*TASK STATEMENT*: Take every line from the listing below that contains "with".

Source code of charts:
.....

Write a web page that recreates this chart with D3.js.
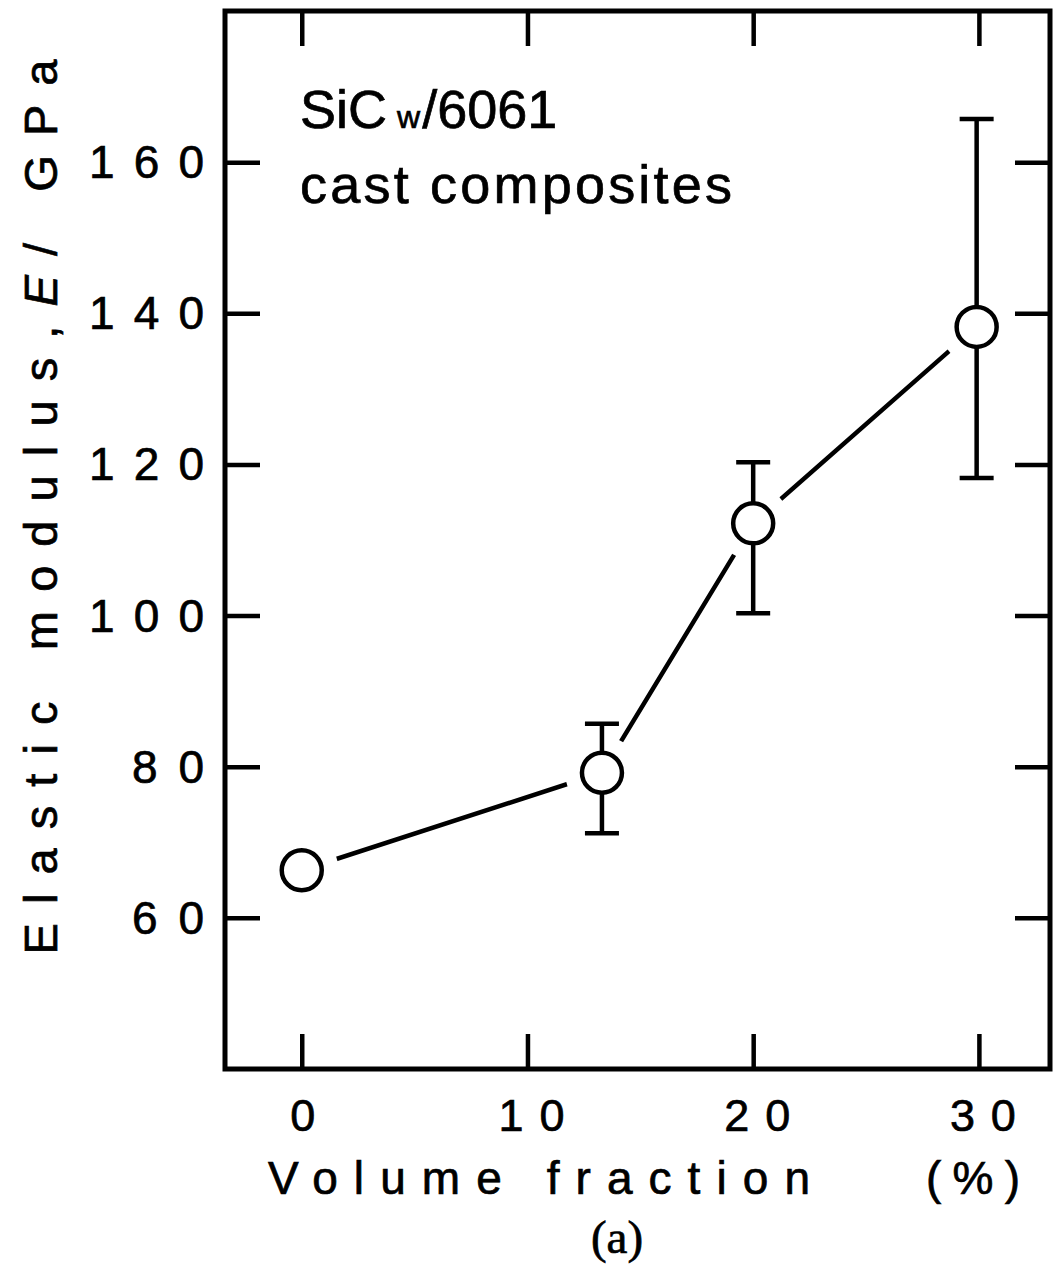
<!DOCTYPE html>
<html>
<head>
<meta charset="utf-8">
<script src="https://cdn.jsdelivr.net/npm/d3@7"></script>
<style>
  body { margin: 0; background: #fff; }
  svg { display: block; }
  text { stroke: #000; stroke-width: 0.7px; }
</style>
</head>
<body>
<div id="chart"></div>
<script>
// values
const volumeFraction = [0, 13.3, 20, 29.9];
const modulus = [66.3, 79.2, 112.2, 138.2];
const errLow = [null, 71.2, 100.3, 118.2];
const errHigh = [null, 85.7, 120.3, 165.7];
const xTicks = [0, 10, 20, 30];
const yTicks = [60, 80, 100, 120, 140, 160];

const width = 1053;
const height = 1272;
const ink = "#000";
const font = "'Liberation Sans', Arial, Helvetica, sans-serif";

const svg = d3.select("#chart")
  .append("svg")
  .attr("width", width)
  .attr("height", height);

const x = d3.scaleLinear().domain([-3.4, 33.15]).range([225, 1050]);
const y = d3.scaleLinear().domain([40, 180]).range([1069, 11]);

const points = volumeFraction.map((v, i) => ({
  vf: v, e: modulus[i], lo: errLow[i], hi: errHigh[i]
}));

// frame
svg.append("rect")
  .attr("x", x.range()[0])
  .attr("y", y.range()[1])
  .attr("width", x.range()[1] - x.range()[0])
  .attr("height", y.range()[0] - y.range()[1])
  .attr("fill", "none")
  .attr("stroke", ink)
  .attr("stroke-width", 5);

// ticks on all four sides, pointing inward
const tickLen = 35;
const bottomAxis = d3.axisBottom(x).tickValues(xTicks).tickSize(-tickLen).tickFormat("");
const topAxis = d3.axisTop(x).tickValues(xTicks).tickSize(-tickLen).tickFormat("");
const leftAxis = d3.axisLeft(y).tickValues(yTicks).tickSize(-tickLen).tickFormat("");
const rightAxis = d3.axisRight(y).tickValues(yTicks).tickSize(-tickLen).tickFormat("");

[[bottomAxis, `translate(0,${y.range()[0]})`],
 [topAxis, `translate(0,${y.range()[1]})`],
 [leftAxis, `translate(${x.range()[0]},0)`],
 [rightAxis, `translate(${x.range()[1]},0)`]].forEach(([axis, tr]) => {
  const g = svg.append("g").attr("transform", tr).call(axis);
  g.select(".domain").remove();
  g.selectAll(".tick line").attr("stroke", ink).attr("stroke-width", 4.5);
});

// tick labels
svg.append("g").selectAll("text")
  .data(yTicks)
  .join("text")
  .attr("x", 204)
  .attr("y", d => y(d) + 16)
  .attr("text-anchor", "end")
  .attr("font-family", font)
  .attr("font-size", 46)
  .attr("textLength", d => 43 * (String(d).length - 1) + 29)
  .attr("lengthAdjust", "spacing")
  .attr("fill", ink)
  .text(d => d);

svg.append("g").selectAll("text")
  .data(xTicks)
  .join("text")
  .attr("x", d => x(d) + (d === 0 ? 1 : 4))
  .attr("y", 1131)
  .attr("text-anchor", "middle")
  .attr("font-family", font)
  .attr("font-size", 45)
  .attr("textLength", d => d === 0 ? 26 : 66)
  .attr("lengthAdjust", "spacing")
  .attr("fill", ink)
  .text(d => d);

// axis titles
svg.append("text")
  .attr("x", 268)
  .attr("y", 1194)
  .attr("font-family", font)
  .attr("font-size", 46)
  .attr("textLength", 542)
  .attr("lengthAdjust", "spacing")
  .attr("fill", ink)
  .text("Volume fraction");

svg.append("text")
  .attr("x", 926)
  .attr("y", 1194)
  .attr("font-family", font)
  .attr("font-size", 46)
  .attr("textLength", 94)
  .attr("lengthAdjust", "spacing")
  .attr("fill", ink)
  .text("(%)");

const yTitle = svg.append("text")
  .attr("transform", "translate(57,507) rotate(-90)")
  .attr("text-anchor", "middle")
  .attr("font-family", font)
  .attr("font-size", 47)
  .attr("textLength", 895)
  .attr("lengthAdjust", "spacing")
  .attr("fill", ink);
yTitle.append("tspan").text("Elastic modulus,");
yTitle.append("tspan").attr("font-style", "italic").text("E");
yTitle.append("tspan").text("/ GPa");

// panel caption
svg.append("text")
  .attr("x", 617)
  .attr("y", 1253)
  .attr("text-anchor", "middle")
  .attr("font-family", "'Liberation Serif', 'Times New Roman', serif")
  .attr("font-size", 47)
  .attr("fill", ink)
  .text("(a)");

// annotation
const label = svg.append("text")
  .attr("x", 300)
  .attr("y", 128)
  .attr("font-family", font)
  .attr("font-size", 54)
  .attr("fill", ink);
label.append("tspan").text("SiC");
label.append("tspan").attr("font-size", 32).attr("dx", 10).text("w");
label.append("tspan").attr("dx", 2).text("/6061");

svg.append("text")
  .attr("x", 300)
  .attr("y", 203)
  .attr("font-family", font)
  .attr("font-size", 54)
  .attr("textLength", 432)
  .attr("lengthAdjust", "spacing")
  .attr("fill", ink)
  .text("cast composites");

// connecting line, with a white halo round each marker to leave the gap
const line = d3.line().x(d => x(d.vf)).y(d => y(d.e));
svg.append("path")
  .datum(points)
  .attr("d", line)
  .attr("fill", "none")
  .attr("stroke", ink)
  .attr("stroke-width", 4.5);

svg.append("g").selectAll("circle")
  .data(points)
  .join("circle")
  .attr("cx", d => x(d.vf))
  .attr("cy", d => y(d.e))
  .attr("r", 37)
  .attr("fill", "#fff");

// error bars
const capHalf = 17;
const bars = svg.append("g")
  .selectAll("g")
  .data(points.filter(d => d.lo !== null))
  .join("g")
  .attr("stroke", ink)
  .attr("stroke-width", 4.5);
bars.append("line")
  .attr("x1", d => x(d.vf)).attr("x2", d => x(d.vf))
  .attr("y1", d => y(d.lo)).attr("y2", d => y(d.hi));
bars.append("line")
  .attr("x1", d => x(d.vf) - capHalf).attr("x2", d => x(d.vf) + capHalf)
  .attr("y1", d => y(d.hi)).attr("y2", d => y(d.hi));
bars.append("line")
  .attr("x1", d => x(d.vf) - capHalf).attr("x2", d => x(d.vf) + capHalf)
  .attr("y1", d => y(d.lo)).attr("y2", d => y(d.lo));

// open markers
svg.append("g").selectAll("circle")
  .data(points)
  .join("circle")
  .attr("cx", d => x(d.vf))
  .attr("cy", d => y(d.e))
  .attr("r", 20)
  .attr("fill", "#fff")
  .attr("stroke", ink)
  .attr("stroke-width", 4.5);
</script>
</body>
</html>
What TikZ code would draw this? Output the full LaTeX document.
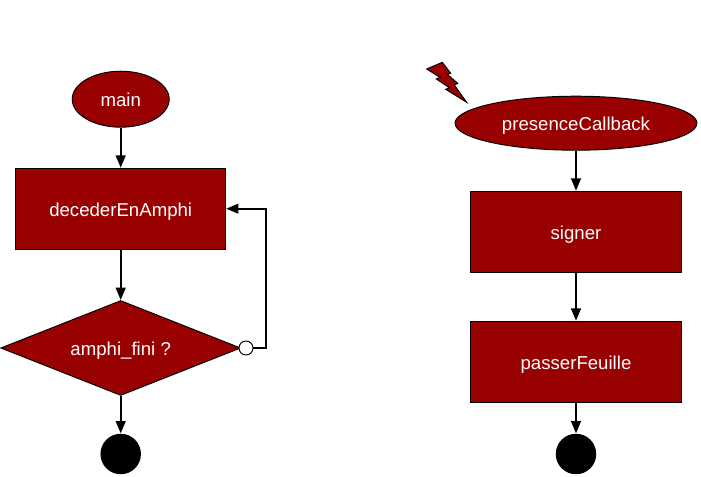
\documentclass[tikz,border=0pt]{standalone}
\usepackage{fontspec}
\setmainfont{Liberation Sans}
\usetikzlibrary{shapes.geometric, arrows.meta}
\definecolor{blocRed}{RGB}{153, 0, 0}
\tikzset{
    bloc/.style={draw=black, fill=blocRed, text=white, line width=0.55pt, text height=8.2pt, text depth=0pt, font=\fontsize{10.6}{12}\selectfont},
    action/.style={bloc, rectangle, text height=9pt, minimum width=4.2cm, minimum height=1.62cm},
    event/.style={bloc, ellipse, inner sep=0pt},
    choice/.style={bloc, diamond, aspect=2.54, inner sep=0pt, minimum width=4.8cm, minimum height=1.9cm},
    final/.style={circle, fill=black, inner sep=0pt, minimum size=0.81cm},
    flow/.style={->, line width=1.2pt}
}
\begin{document}
\begin{tikzpicture}[x=0.02cm, y=-0.02cm, >={Triangle[length=7pt, width=5.5pt]}]
    \useasboundingbox (0,0) rectangle (701,477);

    % Colonne gauche
    \node[event, minimum width=1.94cm, minimum height=1.12cm] (main) at (120.7,99.2) {main};
    \node[action] (decider) at (120.7,208.7) {decederEnAmphi};
    \node[choice] (fini) at (120.7,348) {amphi\_fini ?};
    \node[final] (endLeft) at (120.7,454) {};
    \node[circle, draw=black, fill=white, line width=0.55pt, inner sep=0pt, minimum size=0.28cm] (loopDot) at (246,348) {};
    \coordinate (loopCorner) at (266,348);

    \draw[flow] (main) -- (decider);
    \draw[flow] (decider) -- (fini);
    \draw[flow] (fini) -- (endLeft);
    \draw[flow] (loopDot) -- (loopCorner) |- (decider);

    % Colonne droite
    \node[event, minimum width=4.84cm, minimum height=1.08cm] (callback) at (576,123.2) {presenceCallback};
    \node[action, minimum width=4.22cm] (signer) at (576,231.7) {signer};
    \node[action, minimum width=4.22cm] (passer) at (576,361.7) {passerFeuille};
    \node[final] (endRight) at (576,454) {};

    \draw[flow] (callback) -- (signer);
    \draw[flow] (signer) -- (passer);
    \draw[flow] (passer) -- (endRight);

    % Eclair
    \draw[fill=blocRed, line width=0.55pt, line join=miter] (426.7,69) -- (442.3,62.3) -- (450.7,73.3) -- (447.3,74.3)
        -- (457.7,83.3) -- (454.3,85) -- (466.7,102.3) -- (445.7,89.3) -- (449.3,87.7)
        -- (436.3,79) -- (440,77.3) -- cycle;
\end{tikzpicture}
\end{document}
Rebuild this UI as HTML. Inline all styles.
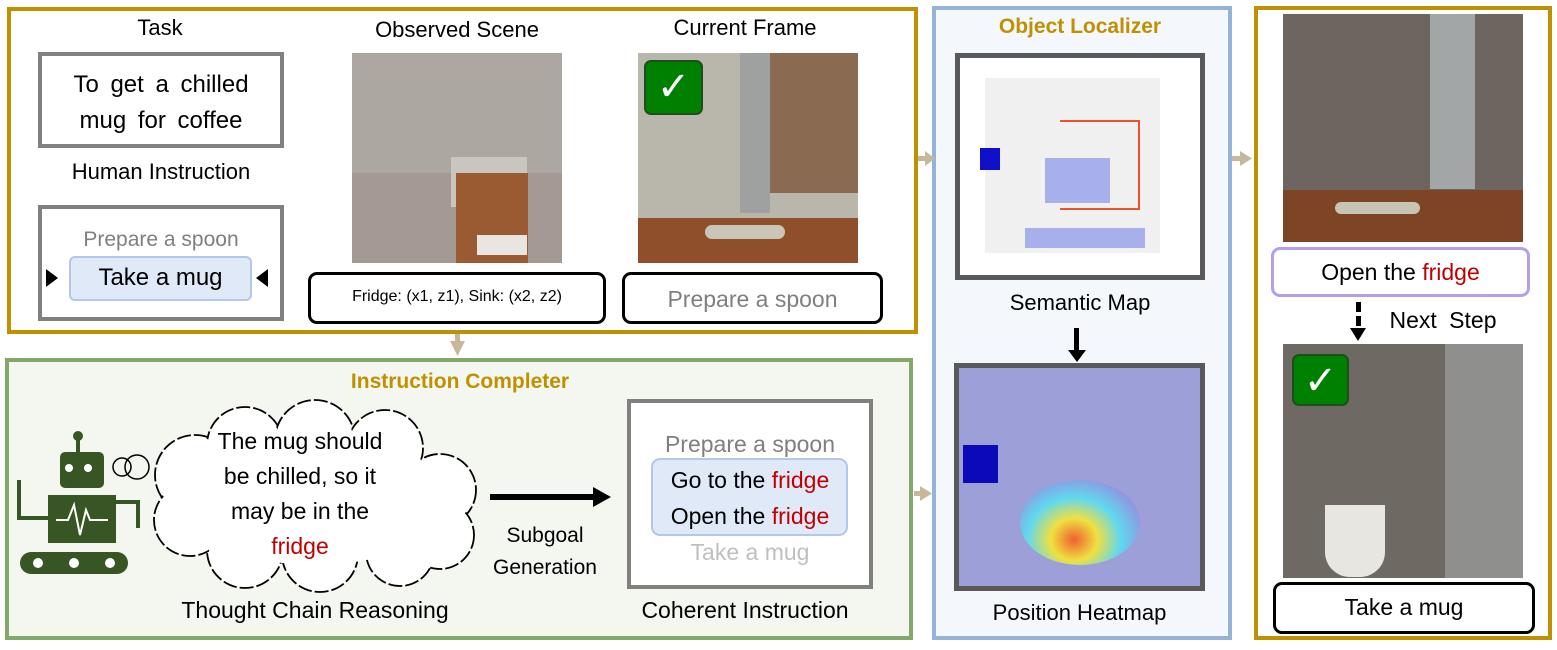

.....

*REPLY TO THE TASK*:
Write a web page that recreates this chart with D3.js.
// connecting line, with a white halo round each marker to leave the gap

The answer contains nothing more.